“Women are weaker, are smaller and less intelligent” and should be paid less – is the gender pay gap really justifiable?

On average, women are paid 18-24% less for the same job than men; and it should not be so.

gender-pay-gap-reporting-2016

The statistics have it: as full-time workers women are paid on average only 76-82% of what men are paid for the same kind of job. The recent sexist tirade of Janusz Korwin-Mikke, a Polish MEP, about women being inferior to men and deserving smaller pay has met with an outburst of protest in Europe. But should it be so? Should the pay gap be sustained on the basis that “women are weaker, are smaller and less intelligent” just as Korwin-Mikke said in the EP? No, it should not; nobody should be paid less for the same amount of work, regardless of their gender, ethnicity, or disability.

Since the end of 19th century, women have fought for equality and finally now they are able to be a real part of the public sphere: vote in  elections, apply for the same jobs as men and be reasonably paid for their work. The times of Kinder, Küche, Kirche, women’s resignation to being only housewives dealing with household chores, are now over for good. In the 21st century, women constitute a vital part of the work force around the world as, according to the UN, 61,5% of service and 13,5% of industrial workers are female and 25% of them work in agriculture. Nevertheless, after more than a century of fighting for equality, women earn less.

An average white woman will have to wait until 2059 for equal wages, and the gap for women of ethnicity different than Caucasian is significantly wider. Black women will have to wait 65 more years than white women to reach this level and Hispanic women 189 years more, which is an estimate far outreaching the life span of any average person. People’s gender does not count in a variety of jobs, just as it does not determine one’s qualifications to perform well at work. Determination, discipline, education and personal skills are elements essential for a good worker and do not depend on a given person’s gender. Women’s abilities are identical to those of men, and for the same amount of work everyone should be equally paid.

Some studies investigating the issue of gender pay gap comment upon women being disadvantaged because they are more likely to leave the job for maternity leave and it just seems more beneficial to employ male workers. These penalties of smaller salaries, not being able to compete for some occupations due to a risk of maternity leave are intertwined with further consequences on the job market for women, which are: the lesser spending power of women and the lack of retirement security. The fact is, however, that men do not have the slightest ability to give birth to children and a break from working does not affect the overall abilities of women to be a good employee. Women are just penalised for their ability to bring new lives into the world; something that is of course gender dependent, but at the same time vital for humanity as a whole.

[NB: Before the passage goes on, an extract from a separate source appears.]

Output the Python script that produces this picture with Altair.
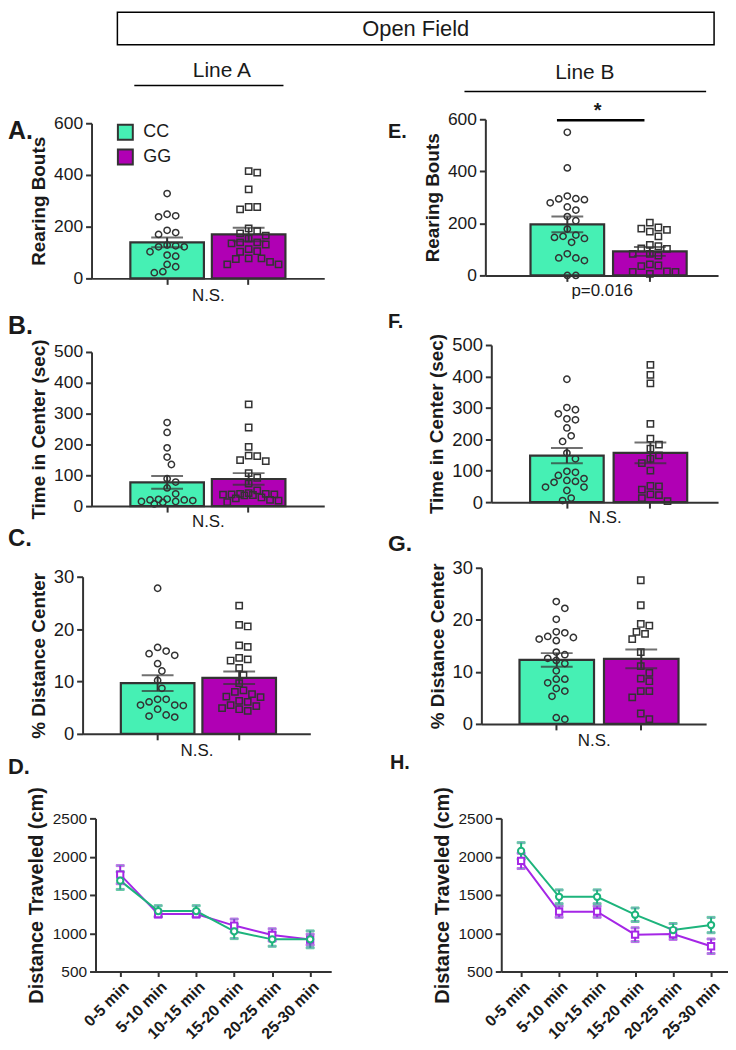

Korwin-Mikke in his speech in the Parliament put forward three arguments why women “must earn less”, which are the following: women are weaker, smaller and less intelligent. He illustrated his speech with some anecdotal evidence that there are no women in the ranking of the 100 best chess players and that in the Polish Olympiad of Theoretical Physics a woman was ranked only as the 800th person. There are some grains of truth in his words; in the chess ranking, the first woman is ranked at the 110th position, and only 33 women hold the title of Grandmaster in chess (whereas the same title was granted to 1515 men). The same gender disparity can be seen in physics; even though there is no Olympiad of Theoretical Physics in Poland, which was a lie made up on the spot by Korwin-Mikke, only two women have won a Nobel Prize in physics. Could one infer from this evidence that women are less intelligent? Not really. The mean intelligence rate is the same for men and women, however, men are more likely to have extreme outcomes in the intelligence tests; they more frequently obtain the best and the worst results, while women tend to perform more moderately. This generally has no bearing on the job market, as in few occupations an employer would really need a person who has won a Nobel Prize in physics, but rather a person who just has enough skills to be fulfil one’s duties.

Employing a person on the basis of such variables as gender, hair-colour, ethnicity or disability and not because one has good qualifications for a certain position is plainly a senseless decision as it will not prove beneficial for the employer’s business. Given that a woman and a man have comparable education, experience and abilities, they both could be valuable workers for a company and there is no real reason that women working in the same position should earn less just because they are female. The strong-words of Korwin-Mikke about women’s earnings seem really bold, especially that he is a man who inherited a vast part of his fortune from his mother, most probably, also a woman.